INFORMATION SUPPLIED:

* * * * * * *

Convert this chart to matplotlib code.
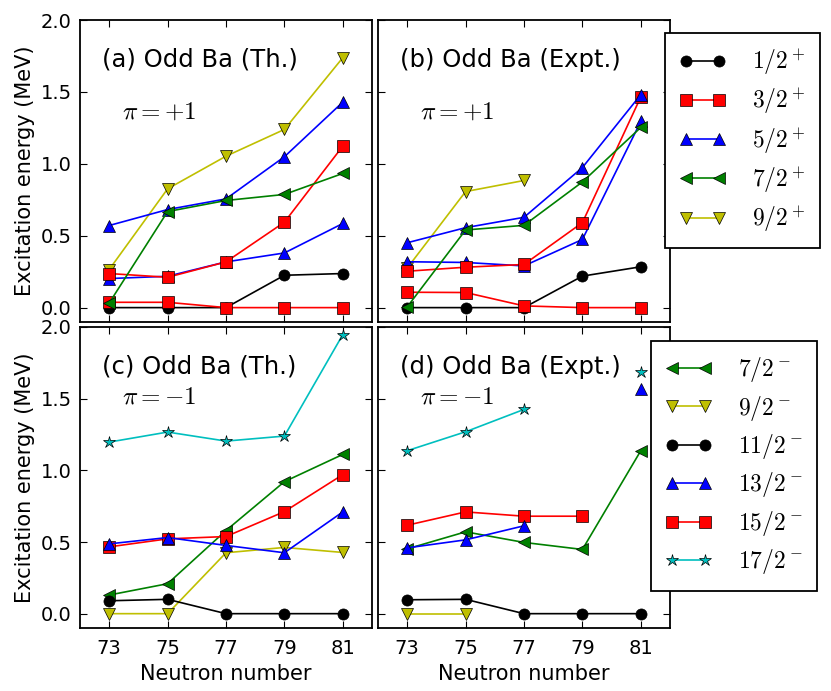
import numpy as np
import matplotlib
matplotlib.use("Agg")
import matplotlib.pyplot as plt

matplotlib.rcParams.update({
    'font.family': 'DejaVu Sans',
    'mathtext.fontset': 'cm',
    'xtick.direction': 'in',
    'ytick.direction': 'in',
    'xtick.top': True,
    'ytick.right': True,
    'xtick.major.size': 5,
    'ytick.major.size': 5,
    'xtick.major.pad': 8,
    'ytick.major.pad': 6,
    'xtick.labelsize': 14,
    'ytick.labelsize': 14,
    'axes.linewidth': 1.3,
})

nan = np.nan
N = [73, 75, 77, 79, 81]

# (a) theory, pi = +1
th_p_12 = [0.0, 0.0, 0.0, 0.225, 0.237]
th_p_32 = [0.237, 0.211, 0.318, 0.594, 1.123]
th_p_32b = [0.037, 0.037, 0.0, 0.0, 0.0]
th_p_52 = [0.571, 0.682, 0.756, 1.049, 1.429]
th_p_52b = [0.202, 0.218, 0.318, 0.380, 0.585]
th_p_72 = [0.032, 0.668, 0.745, 0.787, 0.933]
th_p_92 = [0.265, 0.826, 1.053, 1.239, 1.738]

# (b) experiment, pi = +1
ex_p_12 = [0.0, 0.0, 0.0, 0.219, 0.284]
ex_p_32 = [0.253, 0.281, 0.300, 0.591, 1.465]
ex_p_32b = [0.107, 0.105, 0.012, 0.0, 0.0]
ex_p_52 = [0.451, 0.556, 0.628, 0.974, 1.481]
ex_p_52b = [0.319, 0.314, 0.290, 0.474, 1.295]
ex_p_72 = [0.005, 0.540, 0.572, 0.874, 1.253]
ex_p_92 = [0.275, 0.807, 0.884, nan, nan]

# (c) theory, pi = -1
th_m_72 = [0.130, 0.209, 0.580, 0.921, 1.111]
th_m_92 = [0.0, 0.0, 0.425, 0.462, 0.427]
th_m_112 = [0.090, 0.100, 0.0, 0.0, 0.0]
th_m_132 = [0.487, 0.531, 0.476, 0.425, 0.710]
th_m_152 = [0.466, 0.522, 0.538, 0.712, 0.970]
th_m_172 = [1.197, 1.267, 1.204, 1.239, 1.947]

# (d) experiment, pi = -1
ex_m_72 = [0.452, 0.571, 0.497, 0.448, 1.137]
ex_m_92 = [0.0, 0.0, nan, nan, nan]
ex_m_112 = [0.097, 0.100, 0.0, 0.0, 0.0]
ex_m_132 = [0.459, 0.515, 0.613, nan, 1.564]
ex_m_152 = [0.617, 0.710, 0.680, 0.680, nan]
ex_m_172 = [1.137, 1.269, 1.425, nan, 1.689]

sty = {
    '1/2': ('k', 'o'), '3/2': ('r', 's'), '5/2': ('b', '^'),
    '7/2': ('g', '<'), '9/2': ('y', 'v'), '11/2': ('k', 'o'),
    '13/2': ('b', '^'), '15/2': ('r', 's'), '17/2': ('c', '*'),
}
colors = {'k': 'black', 'r': 'red', 'b': 'blue', 'g': 'green', 'y': '#bfbf00', 'c': '#00bfbf'}


def draw(ax, y, j, label=None, z=2):
    c, m = sty[j]
    ms = 9 if m == '*' else 8
    return ax.plot(N, y, color=colors[c], marker=m, ms=ms, mec='k', mew=0.5,
                   lw=1.2, label=label, zorder=z)[0]


fig = plt.figure(figsize=(8.31, 6.91), dpi=100)
W, H = 831.0, 691.0
ax_a = fig.add_axes([80 / W, (H - 322) / H, 292 / W, 302 / H])
ax_b = fig.add_axes([378 / W, (H - 322) / H, 292 / W, 302 / H])
ax_c = fig.add_axes([80 / W, (H - 628) / H, 292 / W, 301 / H])
ax_d = fig.add_axes([378 / W, (H - 628) / H, 292 / W, 301 / H])

# positive parity panels
for ax, s in ((ax_a, (th_p_12, th_p_32, th_p_32b, th_p_52, th_p_52b, th_p_72, th_p_92)),
              (ax_b, (ex_p_12, ex_p_32, ex_p_32b, ex_p_52, ex_p_52b, ex_p_72, ex_p_92))):
    h1 = draw(ax, s[0], '1/2', r'$1/2^+$', 2)
    h9 = draw(ax, s[6], '9/2', r'$9/2^+$', 2.1)
    draw(ax, s[4], '5/2', None, 2.2)
    h3 = draw(ax, s[1], '3/2', r'$3/2^+$', 2.3)
    draw(ax, s[2], '3/2', None, 2.3)
    h5 = draw(ax, s[3], '5/2', r'$5/2^+$', 2.4)
    h7 = draw(ax, s[5], '7/2', r'$7/2^+$', 2.5)
    hp = [h1, h3, h5, h7, h9]

# negative parity panels
for ax, s in ((ax_c, (th_m_72, th_m_92, th_m_112, th_m_132, th_m_152, th_m_172)),
              (ax_d, (ex_m_72, ex_m_92, ex_m_112, ex_m_132, ex_m_152, ex_m_172))):
    g7 = draw(ax, s[0], '7/2', r'$7/2^-$', 2.0)
    g9 = draw(ax, s[1], '9/2', r'$9/2^-$', 2.1)
    g11 = draw(ax, s[2], '11/2', r'$11/2^-$', 2.2)
    g15 = draw(ax, s[4], '15/2', r'$15/2^-$', 2.3)
    g13 = draw(ax, s[3], '13/2', r'$13/2^-$', 2.4)
    g17 = draw(ax, s[5], '17/2', r'$17/2^-$', 2.5)
    hm = [g7, g9, g11, g13, g15, g17]

titles = {ax_a: '(a) Odd Ba (Th.)', ax_b: '(b) Odd Ba (Expt.)',
          ax_c: '(c) Odd Ba (Th.)', ax_d: '(d) Odd Ba (Expt.)'}
for ax in (ax_a, ax_b, ax_c, ax_d):
    ax.set_xlim(72, 82)
    ax.set_ylim(-0.1, 2.0)
    ax.set_xticks(N)
    ax.set_yticks([0.0, 0.5, 1.0, 1.5, 2.0])
    ax.set_yticklabels(['0.0', '0.5', '1.0', '1.5', '2.0'])
    ax.text(0.075, 0.845, titles[ax], transform=ax.transAxes, fontsize=17.5, va='baseline')

for ax in (ax_a, ax_b):
    ax.text(0.143, 0.675, r'$\pi=+1$', transform=ax.transAxes, fontsize=18, va='baseline')
    ax.tick_params(labelbottom=False)
for ax in (ax_c, ax_d):
    ax.text(0.143, 0.745, r'$\pi=-1$', transform=ax.transAxes, fontsize=18, va='baseline')
    ax.set_xlabel('Neutron number', fontsize=15)
for ax in (ax_b, ax_d):
    ax.tick_params(labelleft=False)
for ax in (ax_a, ax_c):
    ax.set_ylabel('Excitation energy (MeV)', fontsize=15)

kw = dict(loc='upper left', bbox_transform=fig.transFigure, numpoints=2, fancybox=False,
          fontsize=17, handlelength=2.0, handletextpad=1.1, labelspacing=0.4,
          borderpad=0.6, borderaxespad=0)
leg1 = ax_b.legend(hp, [h.get_label() for h in hp], bbox_to_anchor=(665 / W, (H - 33) / H), **kw)
leg2 = ax_d.legend(hm, [h.get_label() for h in hm], bbox_to_anchor=(651 / W, (H - 341) / H), **kw)
for leg in (leg1, leg2):
    leg.get_frame().set_edgecolor('k')
    leg.get_frame().set_linewidth(1.3)
    leg.get_frame().set_alpha(1)
    leg.set_zorder(5)

fig.savefig('out.png', dpi=100, facecolor='white')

* * * * * * *

OBJECTIVE:
Your task is to reproduce exactly the lines from the start of the data above through the line containing "th_p_92 = [0.265, 0.826, 1.053, 1.239, 1.738]", leaving every picture out.

ANSWER BELOW:
Convert this chart to matplotlib code.
import numpy as np
import matplotlib
matplotlib.use("Agg")
import matplotlib.pyplot as plt

matplotlib.rcParams.update({
    'font.family': 'DejaVu Sans',
    'mathtext.fontset': 'cm',
    'xtick.direction': 'in',
    'ytick.direction': 'in',
    'xtick.top': True,
    'ytick.right': True,
    'xtick.major.size': 5,
    'ytick.major.size': 5,
    'xtick.major.pad': 8,
    'ytick.major.pad': 6,
    'xtick.labelsize': 14,
    'ytick.labelsize': 14,
    'axes.linewidth': 1.3,
})

nan = np.nan
N = [73, 75, 77, 79, 81]

# (a) theory, pi = +1
th_p_12 = [0.0, 0.0, 0.0, 0.225, 0.237]
th_p_32 = [0.237, 0.211, 0.318, 0.594, 1.123]
th_p_32b = [0.037, 0.037, 0.0, 0.0, 0.0]
th_p_52 = [0.571, 0.682, 0.756, 1.049, 1.429]
th_p_52b = [0.202, 0.218, 0.318, 0.380, 0.585]
th_p_72 = [0.032, 0.668, 0.745, 0.787, 0.933]
th_p_92 = [0.265, 0.826, 1.053, 1.239, 1.738]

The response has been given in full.